Back then you had to worry about being thrown into a mass grace, you say. What's the difference now? I see mass graves all over the place.

At 3:53 AM, Blogger Rambling Hal said...

Sorry, very badly written up there, but I was getting a bit emotional! I'm just saying, Moi your post is important in what it is highlighting, and what it is not denying. And Tommy, you are twisting it around completely. Death, in whatever form, is not to be taken lightly at all. How can this death be better than the death of years gone by? Makes no sense.

At 8:18 AM, Blogger moi said...

Akram , welcome!
Needless to say, I completely agree with you and Hala, and the problem of Arab leadership usually goes unnoticed, unfortunately.

Tommy, the ends don't justify the means. I never said that I would like to see Saddam remain in power. In fact, even before the war, I always believed that he was the #1 cause of the Iraqi people's suffering. The sanctions were imposed because of his belligerence, but his people paid the price.

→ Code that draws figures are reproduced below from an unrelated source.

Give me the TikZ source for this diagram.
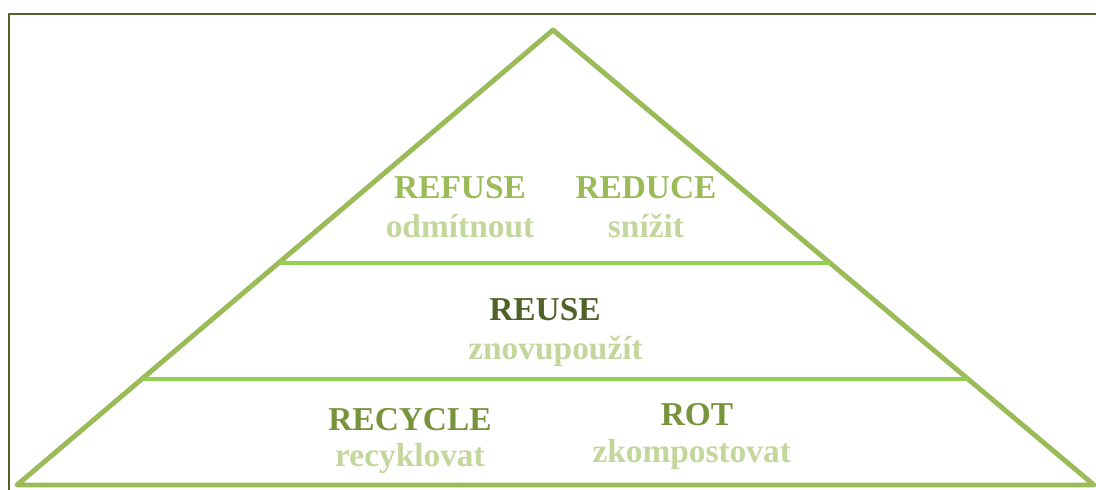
\documentclass[tikz,border=0pt]{standalone}
\usepackage{fontspec}
\setmainfont{Liberation Serif}
\usepackage{tikz}
\usetikzlibrary{positioning}
\usetikzlibrary{calc}

\definecolor{olivedark}{HTML}{4F6228}
\definecolor{olivemid}{HTML}{77933C}
\definecolor{greentri}{HTML}{9BBB59}
\definecolor{greenbar}{HTML}{92D050}
\definecolor{greenpale}{HTML}{C3D69B}

\begin{document}
\begin{tikzpicture}[x=0.02cm,y=-0.02cm,line join=round,
  title node/.style={inner sep=0pt,font=\fontsize{19}{21}\selectfont\bfseries},
  sub node/.style={inner sep=0pt,text=greenpale,font=\fontsize{19}{21}\selectfont\bfseries}]

  \useasboundingbox (0,0) rectangle (1096,490);

  % frame
  \draw[olivedark,line width=1.6pt] (9,490) -- (9,14) -- (1096,14);

  % pyramid
  \coordinate (top) at (553,30);
  \coordinate (bl) at (17,485);
  \coordinate (br) at (1094,485);
  \draw[greentri,line width=2.8pt] (top) -- (bl) -- (br) -- cycle;
  \draw[greenbar,line width=2.6pt] ($(top)!0.512!(bl)$) -- ($(top)!0.512!(br)$);
  \draw[greenbar,line width=2.6pt] ($(top)!0.767!(bl)$) -- ($(top)!0.767!(br)$);

  % top layer
  \node[title node,text=greentri] (refuse) at (460,188) {REFUSE};
  \node[sub node] (refuse2) [below=.28cm of refuse] {odmítnout};
  \node[title node,text=greentri] (reduce) at (646,188) {REDUCE};
  \node[sub node] (reduce2) [below=.28cm of reduce] {snížit};

  % middle layer
  \node[title node,text=olivedark] (reuse) at (545,310) {REUSE};
  \node[sub node] (reuse2) [below=.28cm of reuse,xshift=6pt] {znovupoužít};

  % bottom layer
  \node[title node,text=olivemid] (recycle) at (410,420) {RECYCLE};
  \node[sub node] (recycle2) [below=.22cm of recycle] {recyklovat};
  \node[title node,text=olivemid] (rot) at (697,415) {ROT};
  \node[sub node] (rot2) [below=.24cm of rot,xshift=-3pt] {zkompostovat};
\end{tikzpicture}
\end{document}
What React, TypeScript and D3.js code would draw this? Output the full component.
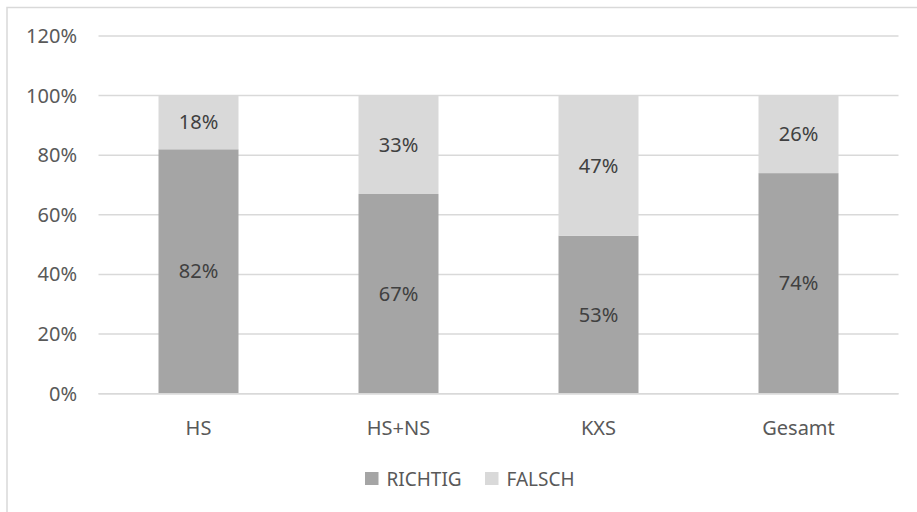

The goal of removing a ruthless dictator does not justify the means by which it was done: an unplanned post-war period. The US and coalition troops have a responsibility to maintain peace after the fall of the old regime. Unfortunately, they did not heed the warnings of military experts or politicians and continued to act in their typical careless manner. Not to mention that they flagrantly lied about the reason why they were taking us to war.

My best friend is Iraqi and I have been experiencing the suffering that she has been going through since the start of the war...losing family members because of the current instability. She didn't lose any during the actual war, but in the months after the war, after Bush had proclaimed that we had won. It is the responsibility of the occupier to maintain peace and security, of the Iraqi people that is, not the oil ministry.

Don't take me back to the Saddam era because we are living in an Iraq that the Bush administration continues to proclaim is much better than it used to be. Unfortunately, that is a lie.